Nearly two-thirds (63%) of U.S. adults say they are dissatisfied with the nation’s current gun laws, according to a Gallup report published February 15.
This is a seven-point increase from 2022 and it is the highest total in the 23-year history of this survey.
Dissatisfaction with laws was at 57% in 2001, the first year Gallup polled this question, with levels quickly dropping to 47% in 2002 and 2003. From 2004 to 2012, more adults were satisfied than were dissatisfied.
This trend changed after the mass shooting at an elementary school in Newtown, Connecticut, and from 2013 to the present more adults have been dissatisfied than satisfied with gun regulations.

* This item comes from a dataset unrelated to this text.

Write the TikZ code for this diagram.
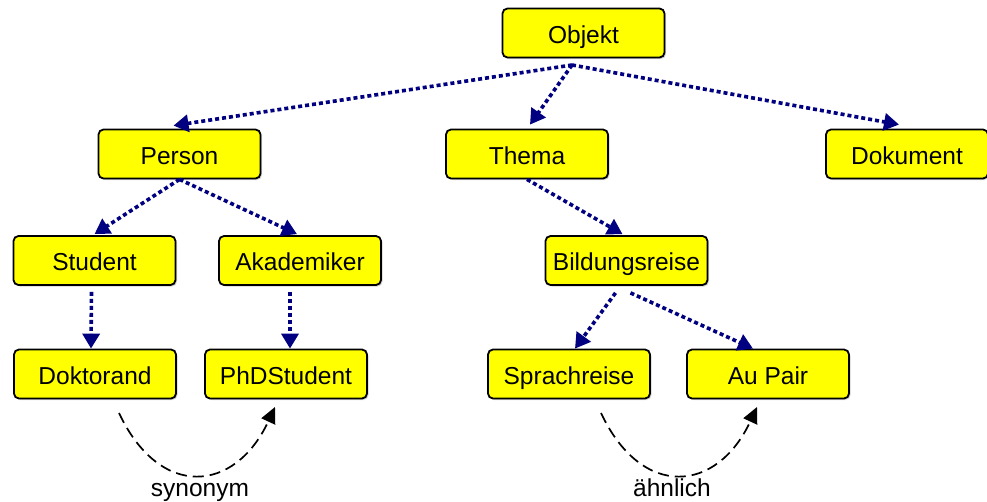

The seven-point increase this year “comes in the wake of 2022, a year marked by the second-highest number of mass shootings in recent U.S. history,” the report said, noting that the mass shootings at the supermarket in Buffalo, New York, and another at an elementary school in Uvalde, Texas, “were the impetus behind the passage of the first significant federal gun legislation in nearly three decades.”
While the report was published two days after a mass shooting at Michigan State University, the survey was conducted in January 2023, so it doesn’t account for any impact or influence the 71st mass shooting this year might have on public opinion.
A plurality of adults (40%) say they are “very dissatisfied” with current gun laws (tying 2019 for the all-time high), with 23% “somewhat dissatisfied.”
By comparison, 24% are “somewhat satisfied” and 10% are “very satisfied” (the second lowest total) with the status quo. The remaining 3% did not express an opinion.
Dissatisfaction is highest among Democrats and Democrat-leaning Independents (84%), compared to 44% of Republicans and Republican-leaning Independents.